• **WRITTEN TASK**: Look through the data below and report how many lines include "document". Only the number should be given.
-- begin DATA BLOCK --
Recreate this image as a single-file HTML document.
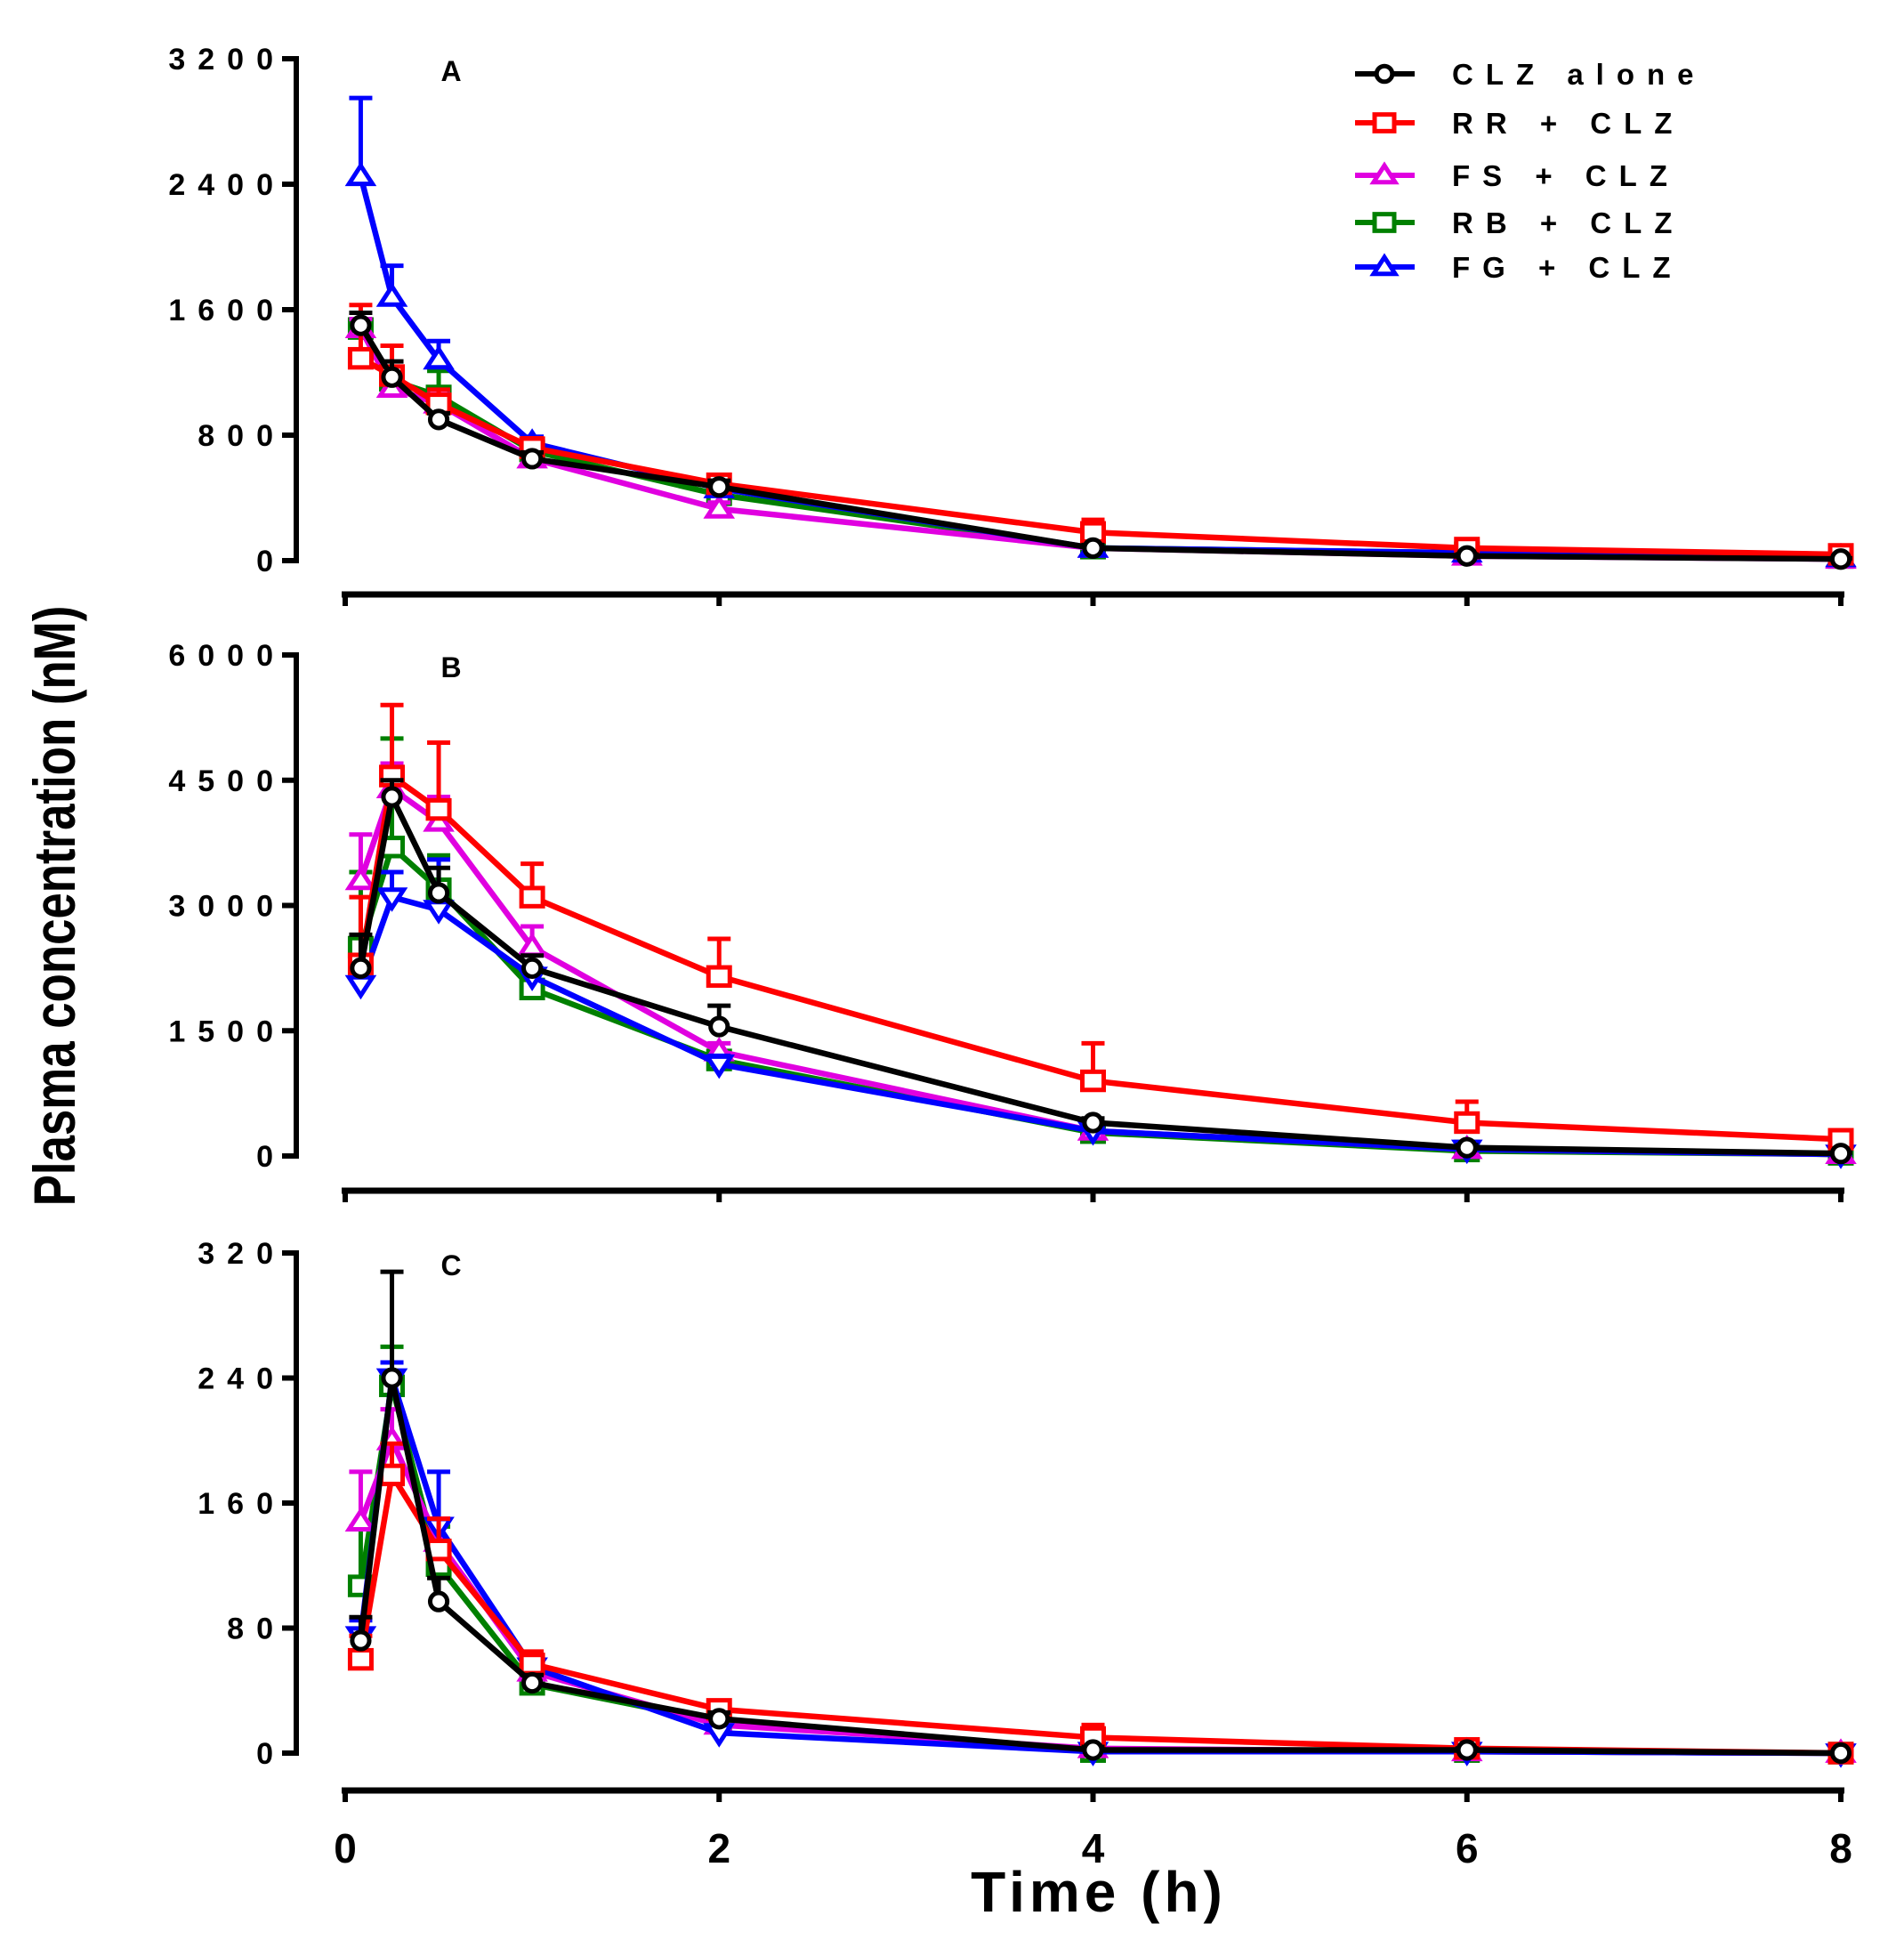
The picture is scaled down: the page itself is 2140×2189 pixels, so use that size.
<!DOCTYPE html>
<html><head><meta charset="utf-8"><style>
html,body{margin:0;padding:0;background:#fff;}
svg{display:block;font-family:"Liberation Sans",Arial,sans-serif;}
.tick{font-weight:bold;font-size:34px;letter-spacing:14px;}
.leg{font-weight:bold;font-size:33px;letter-spacing:14px;}
</style></head><body>
<svg id="chart" width="2140" height="2189" viewBox="0 0 2140 2189" xmlns="http://www.w3.org/2000/svg">
<text x="0" y="0" transform="translate(84,1018) rotate(-90) scale(0.8,1)" text-anchor="middle" font-size="66" font-weight="bold">Plasma concentration (nM)</text>
<text x="1235" y="2148" text-anchor="middle" font-size="64" font-weight="bold" letter-spacing="5">Time (h)</text>
<g id="panels"></g>
<g id="legend"></g>
</svg>
<script>
const times = [0.083, 0.25, 0.5, 1, 2, 4, 6, 8];
const xTicks = [0, 2, 4, 6, 8];
const seriesNames = ["CLZ alone", "RR + CLZ", "FS + CLZ", "RB + CLZ", "FG + CLZ"];
const seriesColors = ["#000000", "#ff0000", "#e000e0", "#008000", "#0000ff"];
const seriesMarkers = ["circle", "square", "triangle", "square", "triangle"];
const panelLabels = ["A", "B", "C"];
const panelMax = [3200, 6000, 320];
const ticksA = [0, 800, 1600, 2400, 3200];
const ticksB = [0, 1500, 3000, 4500, 6000];
const ticksC = [0, 80, 160, 240, 320];
// Panel A
const A_CLZ = [1500, 1170, 900, 650, 470, 80, 30, 10];
const A_RR  = [1290, 1180, 1000, 720, 490, 180, 80, 40];
const A_FS  = [1480, 1100, 1000, 650, 330, 80, 30, 10];
const A_RB  = [1480, 1150, 1050, 700, 420, 80, 50, 20];
const A_FG  = [2450, 1680, 1280, 750, 460, 80, 50, 20];
const A_CLZ_err = [80, 100, 40, 40, 40, 20, 10, 5];
const A_RR_err  = [340, 190, 90, 60, 50, 80, 30, 10];
const A_FS_err  = [60, 60, 60, 40, 40, 20, 10, 5];
const A_RB_err  = [60, 80, 160, 60, 40, 20, 10, 5];
const A_FG_err  = [500, 200, 120, 40, 40, 20, 10, 5];
// Panel B
const B_CLZ = [2250, 4300, 3150, 2250, 1550, 400, 100, 30];
const B_RR  = [2300, 4550, 4150, 3100, 2150, 900, 400, 200];
const B_FS  = [3300, 4400, 4000, 2500, 1250, 300, 80, 20];
const B_RB  = [2500, 3700, 3200, 2000, 1150, 280, 60, 20];
const B_FG  = [2050, 3100, 2950, 2150, 1100, 300, 80, 20];
const B_CLZ_err = [400, 200, 300, 150, 250, 50, 30, 10];
const B_RR_err  = [800, 850, 800, 400, 450, 450, 250, 50];
const B_FS_err  = [550, 300, 300, 250, 100, 50, 30, 10];
const B_RB_err  = [900, 1300, 400, 200, 100, 50, 30, 10];
const B_FG_err  = [200, 300, 600, 100, 100, 50, 30, 10];
// Panel C
const C_CLZ = [72, 240, 97, 45, 22, 2, 2, 0];
const C_RR  = [60, 178, 130, 57, 28, 10, 3, 0];
const C_FS  = [148, 200, 135, 52, 18, 3, 1, 0];
const C_RB  = [107, 235, 120, 44, 20, 1, 1, 0];
const C_FG  = [75, 240, 145, 55, 13, 1, 1, 0];
const C_CLZ_err = [15, 68, 15, 5, 4, 2, 1, 0];
const C_RR_err  = [15, 20, 20, 8, 4, 8, 2, 0];
const C_FS_err  = [32, 20, 15, 5, 4, 2, 1, 0];
const C_RB_err  = [38, 25, 25, 5, 4, 2, 1, 0];
const C_FG_err  = [10, 10, 35, 5, 4, 2, 1, 0];

const panelsData = [[A_CLZ, A_RR, A_FS, A_RB, A_FG], [B_CLZ, B_RR, B_FS, B_RB, B_FG], [C_CLZ, C_RR, C_FS, C_RB, C_FG]];
const panelsErr = [[A_CLZ_err, A_RR_err, A_FS_err, A_RB_err, A_FG_err], [B_CLZ_err, B_RR_err, B_FS_err, B_RB_err, B_FG_err], [C_CLZ_err, C_RR_err, C_FS_err, C_RB_err, C_FG_err]];
const panelTicks = [ticksA, ticksB, ticksC];

const NS = "http://www.w3.org/2000/svg";
const geo = [{top: 66, bot: 630, xaxis: 668}, {top: 736, bot: 1299, xaxis: 1338}, {top: 1408, bot: 1970, xaxis: 2012}];
const X0 = 388, X8 = 2069, YAX = 333;
function xs(t){ return X0 + (X8 - X0) * t / 8; }
function mk(tag, attrs, parent){ const e = document.createElementNS(NS, tag); for (const k in attrs) e.setAttribute(k, attrs[k]); parent.appendChild(e); return e; }

function marker(g, type, x, y, color, s){
  let e;
  if (type === "circle") e = mk("circle", {cx: x, cy: y, r: s*0.8, fill: "#fff", stroke: color, "stroke-width": 5}, g);
  else if (type === "square") e = mk("rect", {x: x - s, y: y - s*0.85, width: 2*s, height: 1.7*s, fill: "#fff", stroke: color, "stroke-width": 5}, g);
  else if (type === "triangle") e = mk("polygon", {points: `${x},${y - s} ${x - s*1.1},${y + s*0.7} ${x + s*1.1},${y + s*0.7}`, fill: "#fff", stroke: color, "stroke-width": 5}, g);
  else e = mk("polygon", {points: `${x},${y + s} ${x - s*1.1},${y - s*0.7} ${x + s*1.1},${y - s*0.7}`, fill: "#fff", stroke: color, "stroke-width": 5}, g);
  return e;
}

const root = document.getElementById("panels");
for (let p = 0; p < 3; p++){
  const G = geo[p];
  const ys = v => G.bot - (G.bot - G.top) * v / panelMax[p];
  const pg = mk("g", {}, root);
  
  
  const ya = mk("line", {x1: YAX, y1: G.top - 3, x2: YAX, y2: G.bot + 3, stroke: "#000", "stroke-width": 6}, pg);
  
  
  panelTicks[p].forEach(v => {
    mk("line", {x1: YAX - 16, y1: ys(v), x2: YAX, y2: ys(v), stroke: "#000", "stroke-width": 6}, pg);
    const t = mk("text", {x: YAX - 26 + 14, y: ys(v) + 12, "text-anchor": "end", class: "tick"}, pg);
    t.textContent = v;
    
    
  });
  const xa = mk("line", {x1: X0 - 4, y1: G.xaxis, x2: X8 + 4, y2: G.xaxis, stroke: "#000", "stroke-width": 7}, pg);
  
  
  xTicks.forEach(v => {
    mk("line", {x1: xs(v), y1: G.xaxis, x2: xs(v), y2: G.xaxis + 13, stroke: "#000", "stroke-width": 6}, pg);
    if (p === 2){
      const t = mk("text", {x: xs(v), y: 2093, "text-anchor": "middle", "font-size": 46, "font-weight": "bold"}, pg);
      t.textContent = v;
      
      
    }
  });
  const lab = mk("text", {x: 507, y: G.top + 25, "text-anchor": "middle", "font-size": 32, "font-weight": "bold"}, pg);
  lab.textContent = panelLabels[p];
  
  
  const order = [3, 2, 4, 1, 0];
  order.forEach(si => {
    const data = panelsData[p][si], err = panelsErr[p][si], col = seriesColors[si];
    const mtype = (si === 4 && p > 0) ? "triangle-down" : seriesMarkers[si];
    const sg = mk("g", {}, pg);
    
    
    data.forEach((v, i) => {
      const x = xs(times[i]), y = ys(v), yt = ys(v + err[i]);
      if (err[i] > 0){
        mk("line", {x1: x, y1: y, x2: x, y2: yt, stroke: col, "stroke-width": 5}, sg);
        mk("line", {x1: x - 13, y1: yt, x2: x + 13, y2: yt, stroke: col, "stroke-width": 5}, sg);
      }
    });
    const pts = data.map((v, i) => xs(times[i]) + "," + ys(v)).join(" ");
    const pl = mk("polyline", {points: pts, fill: "none", stroke: col, "stroke-width": 6.5, "stroke-linejoin": "round"}, sg);
    
    
    data.forEach((v, i) => {
      const m = marker(sg, mtype, xs(times[i]), ys(v), col, 12);
      
      
    });
  });
}
const lg = document.getElementById("legend");
const legY = [83, 138, 197, 250, 300];
seriesNames.forEach((n, i) => {
  const eg = mk("g", {}, lg);
  
  
  mk("line", {x1: 1523, y1: legY[i], x2: 1590, y2: legY[i], stroke: seriesColors[i], "stroke-width": 6}, eg);
  marker(eg, seriesMarkers[i], 1556, legY[i], seriesColors[i], 11);
  const t = mk("text", {x: 1632, y: legY[i] + 12, class: "leg"}, eg);
  t.textContent = n;
});
</script>
</body></html>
-- end DATA BLOCK --
• **IN RESPONSE**: 4